Data listing
- - - -
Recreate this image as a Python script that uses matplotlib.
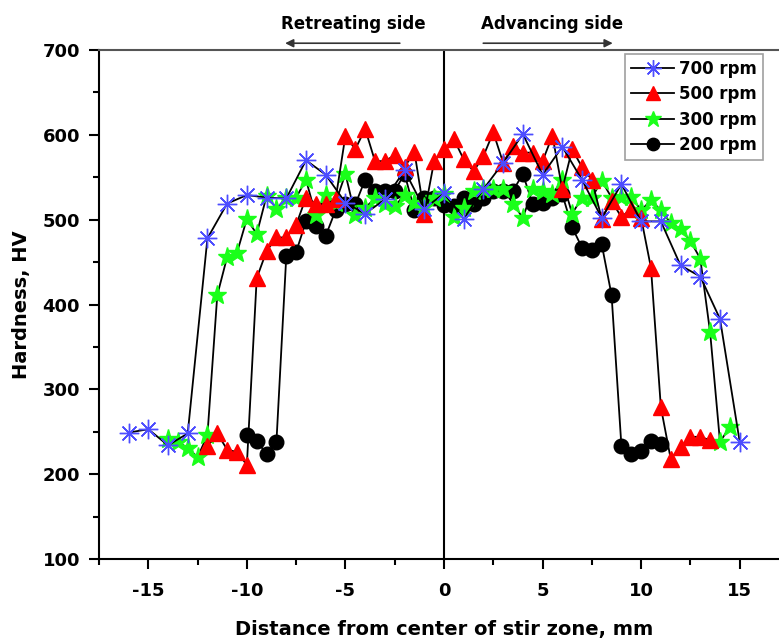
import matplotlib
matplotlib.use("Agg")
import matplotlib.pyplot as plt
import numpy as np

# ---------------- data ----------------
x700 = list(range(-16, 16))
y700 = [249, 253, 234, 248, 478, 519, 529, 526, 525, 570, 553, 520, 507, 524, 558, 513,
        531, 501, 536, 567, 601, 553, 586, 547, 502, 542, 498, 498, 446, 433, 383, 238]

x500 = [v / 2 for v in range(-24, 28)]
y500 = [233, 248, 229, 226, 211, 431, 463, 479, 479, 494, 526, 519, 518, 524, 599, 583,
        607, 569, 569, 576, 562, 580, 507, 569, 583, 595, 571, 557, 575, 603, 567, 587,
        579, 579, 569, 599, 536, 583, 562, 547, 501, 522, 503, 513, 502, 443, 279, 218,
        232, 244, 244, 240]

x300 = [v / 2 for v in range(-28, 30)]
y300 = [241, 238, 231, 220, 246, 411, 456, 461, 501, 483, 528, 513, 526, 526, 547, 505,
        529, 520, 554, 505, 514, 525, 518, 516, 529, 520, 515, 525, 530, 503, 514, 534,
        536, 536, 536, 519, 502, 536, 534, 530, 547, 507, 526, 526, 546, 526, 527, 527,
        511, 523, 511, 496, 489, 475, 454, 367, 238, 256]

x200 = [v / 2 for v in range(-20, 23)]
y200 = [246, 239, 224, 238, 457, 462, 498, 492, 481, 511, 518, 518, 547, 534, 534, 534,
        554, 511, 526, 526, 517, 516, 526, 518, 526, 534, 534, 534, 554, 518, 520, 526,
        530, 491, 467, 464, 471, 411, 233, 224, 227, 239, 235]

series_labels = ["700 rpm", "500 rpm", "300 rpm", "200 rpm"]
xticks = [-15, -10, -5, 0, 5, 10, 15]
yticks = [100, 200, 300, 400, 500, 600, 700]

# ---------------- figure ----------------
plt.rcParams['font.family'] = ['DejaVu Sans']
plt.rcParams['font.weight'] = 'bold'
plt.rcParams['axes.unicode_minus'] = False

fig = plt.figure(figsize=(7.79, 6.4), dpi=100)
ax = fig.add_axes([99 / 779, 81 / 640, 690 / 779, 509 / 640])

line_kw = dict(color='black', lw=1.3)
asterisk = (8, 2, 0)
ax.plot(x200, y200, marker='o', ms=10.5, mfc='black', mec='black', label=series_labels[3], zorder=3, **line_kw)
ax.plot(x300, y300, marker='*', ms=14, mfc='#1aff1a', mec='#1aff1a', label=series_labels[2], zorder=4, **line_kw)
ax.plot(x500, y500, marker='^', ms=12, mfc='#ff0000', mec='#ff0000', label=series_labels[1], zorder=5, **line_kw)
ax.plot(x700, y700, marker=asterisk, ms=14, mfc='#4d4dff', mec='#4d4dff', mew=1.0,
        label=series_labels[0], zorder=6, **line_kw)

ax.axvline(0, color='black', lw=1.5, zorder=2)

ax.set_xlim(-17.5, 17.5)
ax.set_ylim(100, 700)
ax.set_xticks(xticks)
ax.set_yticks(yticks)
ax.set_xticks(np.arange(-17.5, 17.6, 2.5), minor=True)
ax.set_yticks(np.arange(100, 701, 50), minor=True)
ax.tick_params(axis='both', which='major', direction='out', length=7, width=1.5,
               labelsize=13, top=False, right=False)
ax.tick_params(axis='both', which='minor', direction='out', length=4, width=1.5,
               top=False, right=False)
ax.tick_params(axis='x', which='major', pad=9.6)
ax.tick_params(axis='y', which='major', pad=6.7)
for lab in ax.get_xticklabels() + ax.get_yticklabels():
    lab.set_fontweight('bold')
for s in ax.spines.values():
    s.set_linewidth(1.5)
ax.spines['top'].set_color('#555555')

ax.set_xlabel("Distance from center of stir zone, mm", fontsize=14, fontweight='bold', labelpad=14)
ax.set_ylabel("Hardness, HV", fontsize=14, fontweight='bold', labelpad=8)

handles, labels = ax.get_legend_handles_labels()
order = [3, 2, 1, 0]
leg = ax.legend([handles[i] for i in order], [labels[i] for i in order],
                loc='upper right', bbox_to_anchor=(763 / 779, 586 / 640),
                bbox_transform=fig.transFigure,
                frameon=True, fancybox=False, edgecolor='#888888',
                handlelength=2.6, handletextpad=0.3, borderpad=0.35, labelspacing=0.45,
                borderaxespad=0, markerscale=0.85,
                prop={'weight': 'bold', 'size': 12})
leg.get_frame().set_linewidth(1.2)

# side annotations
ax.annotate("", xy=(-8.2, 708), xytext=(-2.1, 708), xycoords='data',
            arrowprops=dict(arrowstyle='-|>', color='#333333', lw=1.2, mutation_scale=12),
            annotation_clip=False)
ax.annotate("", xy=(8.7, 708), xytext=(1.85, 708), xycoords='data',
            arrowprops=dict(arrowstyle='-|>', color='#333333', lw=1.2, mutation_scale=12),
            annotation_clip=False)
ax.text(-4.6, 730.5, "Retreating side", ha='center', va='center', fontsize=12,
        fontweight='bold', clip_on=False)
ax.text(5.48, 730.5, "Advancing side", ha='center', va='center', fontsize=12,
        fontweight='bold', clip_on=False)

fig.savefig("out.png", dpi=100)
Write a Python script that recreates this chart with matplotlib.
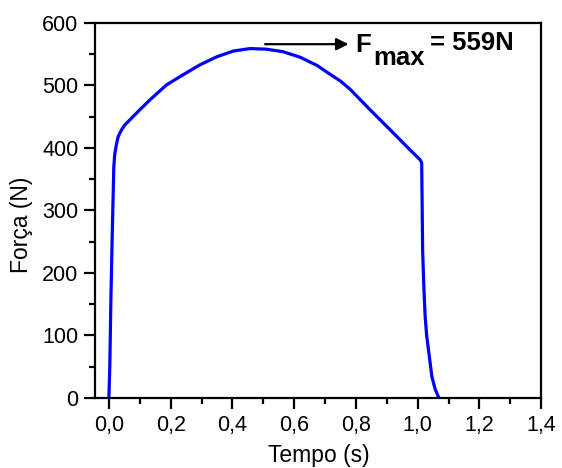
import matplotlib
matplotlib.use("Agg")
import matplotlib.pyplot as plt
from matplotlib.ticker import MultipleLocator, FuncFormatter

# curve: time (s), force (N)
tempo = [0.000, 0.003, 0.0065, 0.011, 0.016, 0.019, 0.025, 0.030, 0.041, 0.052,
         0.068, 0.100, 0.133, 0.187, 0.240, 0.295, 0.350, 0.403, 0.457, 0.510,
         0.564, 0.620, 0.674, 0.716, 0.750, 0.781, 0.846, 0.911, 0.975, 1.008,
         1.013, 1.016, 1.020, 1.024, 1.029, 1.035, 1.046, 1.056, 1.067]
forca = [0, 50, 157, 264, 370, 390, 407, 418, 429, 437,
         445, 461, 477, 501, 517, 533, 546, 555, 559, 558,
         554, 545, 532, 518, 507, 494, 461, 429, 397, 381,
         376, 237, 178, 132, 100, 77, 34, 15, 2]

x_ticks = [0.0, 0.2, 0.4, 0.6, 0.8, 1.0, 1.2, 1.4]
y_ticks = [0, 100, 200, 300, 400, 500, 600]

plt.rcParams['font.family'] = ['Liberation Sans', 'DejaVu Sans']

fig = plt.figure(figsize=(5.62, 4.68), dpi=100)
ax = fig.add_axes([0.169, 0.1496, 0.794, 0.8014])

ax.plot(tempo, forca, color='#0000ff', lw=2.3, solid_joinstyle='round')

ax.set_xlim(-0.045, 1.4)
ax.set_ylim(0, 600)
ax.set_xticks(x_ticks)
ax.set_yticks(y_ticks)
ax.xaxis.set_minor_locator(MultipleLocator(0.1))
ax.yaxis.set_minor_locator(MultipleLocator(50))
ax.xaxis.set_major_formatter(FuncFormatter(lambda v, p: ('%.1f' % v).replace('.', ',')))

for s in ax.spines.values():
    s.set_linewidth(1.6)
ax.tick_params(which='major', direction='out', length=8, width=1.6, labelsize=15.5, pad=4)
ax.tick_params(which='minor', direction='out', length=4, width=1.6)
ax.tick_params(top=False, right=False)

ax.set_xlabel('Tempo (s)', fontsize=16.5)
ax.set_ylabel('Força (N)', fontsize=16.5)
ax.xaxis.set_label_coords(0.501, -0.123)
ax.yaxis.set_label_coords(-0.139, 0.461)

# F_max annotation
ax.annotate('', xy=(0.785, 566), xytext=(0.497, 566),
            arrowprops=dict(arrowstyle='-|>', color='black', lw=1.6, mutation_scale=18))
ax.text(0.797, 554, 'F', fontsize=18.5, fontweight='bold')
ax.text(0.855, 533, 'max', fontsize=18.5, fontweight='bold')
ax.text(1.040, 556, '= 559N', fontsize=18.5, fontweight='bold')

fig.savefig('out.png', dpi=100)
- - - -
→ Exercise prompt:
Begin at the top of the material above and output each line exactly, stopping after the line that holds "433, 383, 238]". Leave out pictures.

→ Solution:
Recreate this image as a Python script that uses matplotlib.
import matplotlib
matplotlib.use("Agg")
import matplotlib.pyplot as plt
import numpy as np

# ---------------- data ----------------
x700 = list(range(-16, 16))
y700 = [249, 253, 234, 248, 478, 519, 529, 526, 525, 570, 553, 520, 507, 524, 558, 513,
        531, 501, 536, 567, 601, 553, 586, 547, 502, 542, 498, 498, 446, 433, 383, 238]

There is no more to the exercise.